VIRGINIA (DC News Now) — People are gearing up to pack up and head out for Thanksgiving and a little planning does help when you hit the road for the holidays.
Unfortunately, in the DMV, there are typical traffic points like the Beltway, the Baltimore-Washington Parkway, and the Mixing Bowl in northern Virginia which are experiencing more than just typical rush hour traffic as people hit the roads ahead of the holiday.
Some drivers are staying in the area as they said the idea of sitting in traffic is just too much.

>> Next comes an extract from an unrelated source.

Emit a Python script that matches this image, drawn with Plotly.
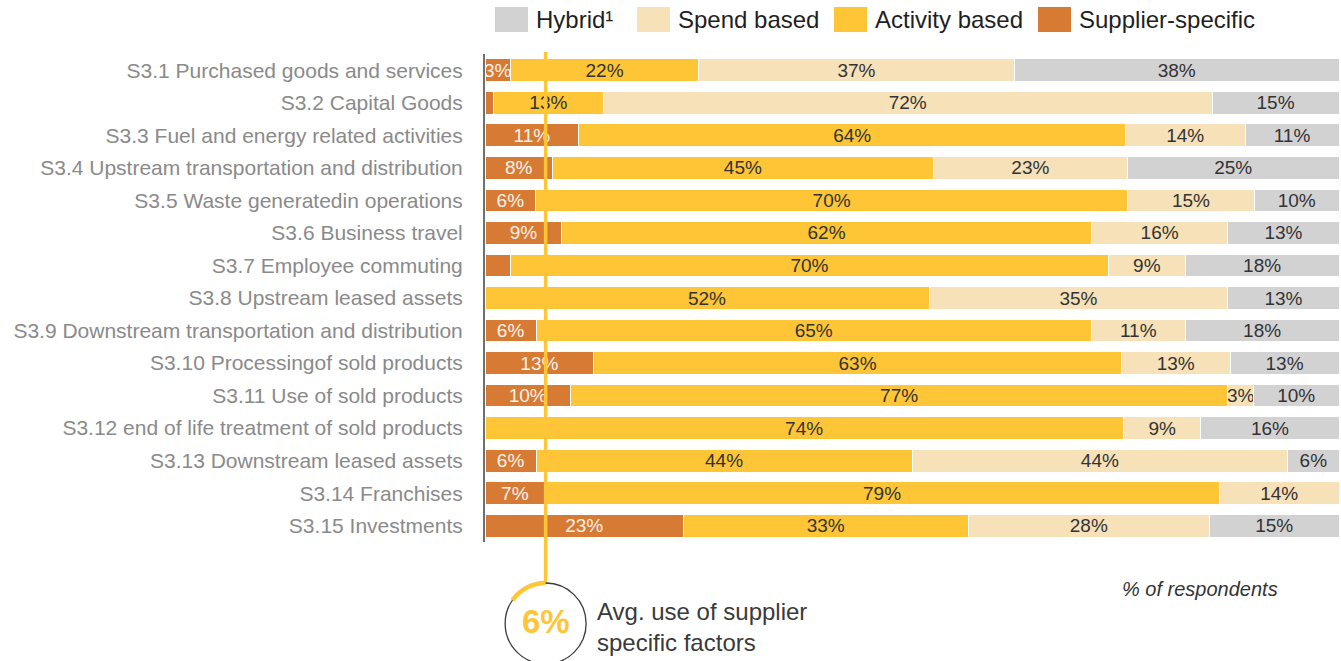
import math
import plotly.graph_objects as go

# ---------------- data ----------------
categories = [
    "S3.1 Purchased goods and services",
    "S3.2 Capital Goods",
    "S3.3 Fuel and energy related activities",
    "S3.4 Upstream transportation and distribution",
    "S3.5 Waste generatedin operations",
    "S3.6 Business travel",
    "S3.7 Employee commuting",
    "S3.8 Upstream leased assets",
    "S3.9 Downstream transportation and distribution",
    "S3.10 Processingof sold products",
    "S3.11 Use of sold products",
    "S3.12 end of life treatment of sold products",
    "S3.13 Downstream leased assets",
    "S3.14 Franchises",
    "S3.15 Investments",
]
supplier_specific = [3, 1, 11, 8, 6, 9, 3, 0, 6, 13, 10, 0, 6, 7, 23]
activity_based = [22, 13, 64, 45, 70, 62, 70, 52, 65, 63, 77, 74, 44, 79, 33]
spend_based = [37, 72, 14, 23, 15, 16, 9, 35, 11, 13, 3, 9, 44, 14, 28]
hybrid = [38, 15, 11, 25, 10, 13, 18, 13, 18, 13, 10, 16, 6, 0, 15]

series_names = ["Supplier-specific", "Activity based", "Spend based", "Hybrid¹"]
legend_order = ["Hybrid¹", "Spend based", "Activity based", "Supplier-specific"]
# labels that are not printed in the reference
hidden_labels = {("Supplier-specific", "S3.2 Capital Goods"),
                 ("Supplier-specific", "S3.7 Employee commuting")}

avg_supplier = 6
avg_text = "Avg. use of supplier<br>specific factors"
unit_note = "% of respondents"

# ---------------- styles ----------------
colors = {
    "Supplier-specific": "#D77A33",
    "Activity based": "#FEC536",
    "Spend based": "#F6E1B9",
    "Hybrid¹": "#D3D2D3",
}
text_colors = {
    "Supplier-specific": "#FBF3EC",
    "Activity based": "#333333",
    "Spend based": "#333333",
    "Hybrid¹": "#333333",
}
FONT = "Liberation Sans, Arial, sans-serif"
W, H = 1341, 661
ML, MR, MT, MB = 485, 2, 54, 119
AVG_MARK_X = 7.1  # horizontal position of the average marker on the value axis

plot_w = W - ML - MR
plot_h = H - MT - MB


def px2x(px):
    return (px - ML) / plot_w


def py2y(py):
    return (H - MB - py) / plot_h


values = {
    "Supplier-specific": supplier_specific,
    "Activity based": activity_based,
    "Spend based": spend_based,
    "Hybrid¹": hybrid,
}

fig = go.Figure()
for name in series_names:
    vals = values[name]
    texts = [
        "" if (v == 0 or (name, c) in hidden_labels) else f"{v}%"
        for v, c in zip(vals, categories)
    ]
    fig.add_trace(go.Bar(
        y=categories, x=vals, name=name, orientation="h",
        marker=dict(color=colors[name], line=dict(color="white", width=1)),
        text=texts, textposition="inside", insidetextanchor="middle",
        textfont=dict(family=FONT, size=19, color=text_colors[name]),
        showlegend=False, hoverinfo="skip",
    ))

shapes = []
annotations = []

# manual legend
legend_sq = {"Hybrid¹": 495, "Spend based": 637, "Activity based": 834,
             "Supplier-specific": 1038}
for name in legend_order:
    x0 = legend_sq[name]
    shapes.append(dict(type="rect", xref="paper", yref="paper",
                       x0=px2x(x0), x1=px2x(x0 + 33), y0=py2y(32), y1=py2y(7),
                       fillcolor=colors[name], line=dict(width=0)))
    annotations.append(dict(text=name, xref="paper", yref="paper",
                            x=px2x(x0 + 39), y=py2y(20), xanchor="left",
                            yanchor="middle", showarrow=False,
                            font=dict(family=FONT, size=24, color="#1f1f1f")))

# average marker: line, circle, arc
shapes.append(dict(type="line", xref="x", yref="paper",
                   x0=AVG_MARK_X, x1=AVG_MARK_X, y0=py2y(52), y1=py2y(584),
                   line=dict(color="#FEC536", width=3.5), layer="above"))
cy = py2y(623.5)
shapes.append(dict(type="circle", xref="x", yref="paper",
                   xsizemode="pixel", ysizemode="pixel",
                   xanchor=AVG_MARK_X, yanchor=cy,
                   x0=-40.5, x1=40.5, y0=-40.5, y1=40.5,
                   line=dict(color="#3a3a3a", width=1.3)))
pts = []
for i in range(0, 31):
    a = math.radians(90 + 55 * i / 30)
    pts.append((40.5 * math.cos(a), 40.5 * math.sin(a)))
path = "M " + " L ".join(f"{x:.2f},{y:.2f}" for x, y in pts)
shapes.append(dict(type="path", xref="x", yref="paper",
                   xsizemode="pixel", ysizemode="pixel",
                   xanchor=AVG_MARK_X, yanchor=cy, path=path,
                   line=dict(color="#FEC536", width=4.5)))

annotations.append(dict(text=f"<b>{avg_supplier}%</b>", xref="x", yref="paper",
                        x=AVG_MARK_X, y=py2y(621), xanchor="center",
                        yanchor="middle", showarrow=False,
                        font=dict(family=FONT, size=33, color="#FEC536")))
annotations.append(dict(text=avg_text, xref="paper", yref="paper",
                        x=px2x(595), y=py2y(627), xanchor="left",
                        yanchor="middle", align="left", showarrow=False,
                        font=dict(family=FONT, size=24, color="#3a3a3a")))
annotations.append(dict(text=unit_note, xref="paper", yref="paper",
                        x=px2x(1280), y=py2y(589), xanchor="right",
                        yanchor="middle", showarrow=False,
                        font=dict(family=FONT, size=20, color="#333333",
                                  style="italic")))

fig.update_layout(
    width=W, height=H,
    margin=dict(l=ML, r=MR, t=MT, b=MB, pad=0),
    barmode="stack", barnorm="percent", bargap=0.3,
    plot_bgcolor="white", paper_bgcolor="white",
    uniformtext=dict(mode="show", minsize=19),
    shapes=shapes, annotations=annotations,
    xaxis=dict(range=[0, 100], visible=False, fixedrange=True),
    yaxis=dict(autorange="reversed", showline=True, linecolor="#707070",
               linewidth=2, showgrid=False, zeroline=False, ticks="",
               ticklabelstandoff=16,
               tickfont=dict(family=FONT, size=21, color="#8a8a8a")),
    font=dict(family=FONT),
)

fig.write_html(
    "out.html",
    config={"displayModeBar": False},
    post_script="document.body.style.margin='0px';"
                "document.body.style.overflow='hidden';",
)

AAA is predicting almost 55 million people will travel 50 miles or more from home this Thanksgiving. Drivers make up a majority of those travelers, with an estimated 49 million hitting the roads for the holiday and some Virginia drivers are getting an early start.

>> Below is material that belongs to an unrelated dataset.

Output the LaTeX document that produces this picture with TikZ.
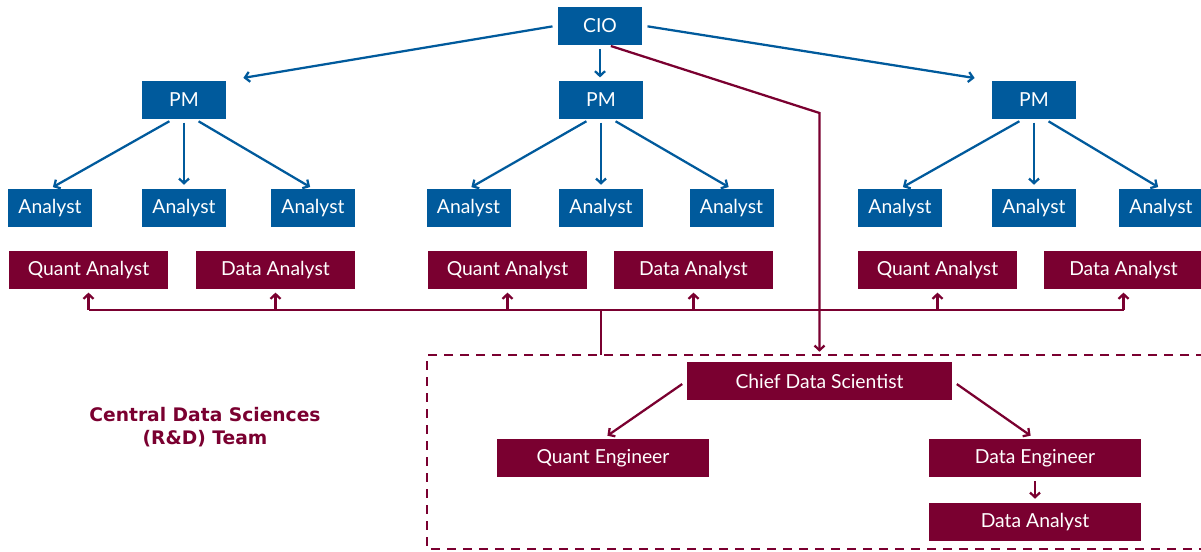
\documentclass[tikz,border=0pt]{standalone}
\usepackage{fontspec}
\setmainfont{Lato}
\newfontfamily\teamfont{DejaVu Sans}
\usetikzlibrary{arrows.meta}

\definecolor{cioblue}{RGB}{0,90,156}
\definecolor{dsred}{RGB}{122,0,48}

\begin{document}
\begin{tikzpicture}[x=0.75pt,y=-0.75pt]
  \tikzset{bluebox/.style = {shape=rectangle,fill=cioblue,text=white,minimum width=63pt,minimum height=28.5pt,inner sep=1pt,font=\fontsize{14.5}{16}\selectfont}}
  \tikzset{redbox/.style = {shape=rectangle,fill=dsred,text=white,minimum height=28.5pt,inner sep=1pt,font=\fontsize{14.5}{16}\selectfont}}
  \tikzset{%
  tipB/.tip={Straight Barb[length=3.5pt,width=7.5pt]},
}
  \tikzset{bedge/.style = {draw=cioblue,line width=1.7pt,-tipB}}
  \tikzset{redge/.style = {draw=dsred,line width=1.7pt,-tipB}}

  \useasboundingbox (0,0) rectangle (1201,551);

	\node[bluebox] (CIO) at (600,25.5) {CIO};
	
	\node[bluebox] (PMa) at (184,100) {PM};
	\node[bluebox] (PMb) at (601,100) {PM};
	\node[bluebox] (PMc) at (1034,100) {PM};
	
	\node[bluebox] (ANa1) at (50,208) {Analyst};
	\node[bluebox] (ANa2) at (184,208) {Analyst};
	\node[bluebox] (ANa3) at (313,208) {Analyst};
	\node[bluebox] (ANb1) at (468.5,208) {Analyst};
	\node[bluebox] (ANb2) at (601,208) {Analyst};
	\node[bluebox] (ANb3) at (731.5,208) {Analyst};
	\node[bluebox] (ANc1) at (900,208) {Analyst};
	\node[bluebox] (ANc2) at (1034,208) {Analyst};
	\node[bluebox] (ANc3) at (1161,208) {Analyst};
	
	\node[redbox,minimum width=119pt] (QAa) at (88.5,270) {Quant Analyst};
	\node[redbox,minimum width=119pt] (DAa) at (275.5,270) {Data Analyst};
	\node[redbox,minimum width=119pt] (QAb) at (507.5,270) {Quant Analyst};
	\node[redbox,minimum width=119pt] (DAb) at (693.5,270) {Data Analyst};
	\node[redbox,minimum width=119pt] (QAc) at (937.5,270) {Quant Analyst};
	\node[redbox,minimum width=119pt] (DAc) at (1123.5,270) {Data Analyst};
	
	\node[redbox,minimum width=199pt] (CDS) at (819.5,381) {Chief Data Scientist};
	\node[redbox,minimum width=159pt] (QE) at (603,458) {Quant Engineer};
	\node[redbox,minimum width=159pt] (DE) at (1035,458) {Data Engineer};
	\node[redbox,minimum width=159pt] (DAd) at (1035,522) {Data Analyst};
	
	\node[text=dsred,align=center,font=\fontsize{14}{17.5}\teamfont\bfseries] (team) at (205,427) {Central Data Sciences\\(R\&D) Team};
	
	% dashed frame of the R&D team
	\draw[dsred,line width=2pt,dash pattern=on 6.5pt off 5.5pt] (1205,355) -- (427,355) -- (427,549) -- (1205,549);
	\coordinate (boxtop) at (601,355);
	\coordinate (bus) at (601,310);
	\coordinate (bend) at (819.5,113);
	
	\path (CIO.west) edge[bedge,shorten <=4pt,shorten >=13pt] (PMa.north east);
	\path (CIO.east) edge[bedge,shorten <=4pt,shorten >=13pt] (PMc.north west);
	\draw[bedge,shorten <=3pt,shorten >=2.5pt] (CIO.south) -- (CIO.south |- PMb.north);
	
    \foreach \from/\to in {PMa/ANa1, PMb/ANb1, PMc/ANc1}
    \path (\from.-120) edge[bedge,shorten <=3pt,shorten >=2.5pt] (\to.north);
    \foreach \from/\to in {PMa/ANa3, PMb/ANb3, PMc/ANc3}
    \path (\from.-60) edge[bedge,shorten <=3pt,shorten >=2.5pt] (\to.north);
    \foreach \from/\to in {PMa/ANa2, PMb/ANb2, PMc/ANc2}
    \path (\from.south) edge[bedge,shorten <=2.5pt,shorten >=3pt] (\to.north);
	
	% shared line to the analysts
	\draw[dsred,line width=1.7pt] (QAa.south |- bus) -- (DAc.south |- bus);
	\draw[dsred,line width=1.7pt] (bus) -- (boxtop);
    \foreach \to in {QAa, DAa, QAb, DAb, QAc, DAc}
    \path (\to.south |- bus) edge[redge,shorten >=2.5pt] (\to.south);
	
	\draw[redge,shorten <=3pt,shorten >=7.5pt] (CIO.-70) -- (bend) -- (CDS.north);
	\path (CDS.west) edge[redge,shorten <=4pt,shorten >=4pt] (QE.north);
	\path (CDS.east) edge[redge,shorten <=4pt,shorten >=4pt] (DE.north);
	\path (DE.south) edge[redge,shorten <=3pt,shorten >=3pt] (DAd.north);

\end{tikzpicture}
\end{document}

Andrea Courduvelis is heading to southern Maryland from Alexandria on Wednesday morning. But she isn’t worried about her drive, but more so about her son’s flight from Texas and then his drive to their second home where they’ll be spending the holiday.
“My biggest worry is how long it’s going to take him to get home,” Courduvelis explained. “I’m leaving in the morning because I’m picking up a turkey at an Amish farm and my husband is going to wait for our son and they’ll drive out together at night.”
Rosslyn resident Jacob Woodard has a long drive to Bucks County, Pennslyvania, one that could last at least four to five hours. He’s not looking forward to his drive as he will hit major congestion areas all along his route.
“I’m hoping to get up as early as I can, probably hit the road around 7 or 8 in the morning is my plan,” Woodard said. “I’m definitely going to have to deal with the Beltway traffic, then again in Baltimore, and then up in Philly too.”
Others are forgoing the trek altogether like Laura Ladd and her young family. Ladd says her family will be spending their Thanksgiving with their neighbors instead of driving to her husband’s family in Newport News, Virginia.
“Part of it is traveling with two little ones in the backseat, battling whatever traffic comes our way going down and coming back, so it’s just easier to stay local,” Ladd said.
While some are hitting the roads on Tuesday and Wednesday, Alasia Washington says she’s waiting until Thanksgiving morning to head back home to Richmond. She explained the drive should usually take around an hour but is bracing for the worst due to the holiday.
“I hate traffic, I hate sitting in my car for no reason, and being in DC, I drive like a DC person which means I’m a ‘swerver,'” Washington said. “Just to avoid all of that, I don’t want to curse anyone out tomorrow or today so I’m going to sit in my home for the next two days.”
If you’re driving during the holidays, Virginia State Police are asking you to be extra careful. VSP reported 5 deaths over the long holiday weekend last year on Virginia roads. There was also a laundry list of citations written over the 5-day period where VSP ramps up their presence on the roads for the holiday.
- 5,127 speeding tickets were handed out
- 1,565 reckless driving citations
- 65 people suspected of driving under the influence
- 477 were caught for not buckling up themselves or their kids
The 2021 Thanksgiving Operation C.A.R.E., or Crash Awareness and Reduction Effort, initiative begins at 12:01 a.m. on Wednesday, November 23, and finishes up at midnight Sunday, November 27.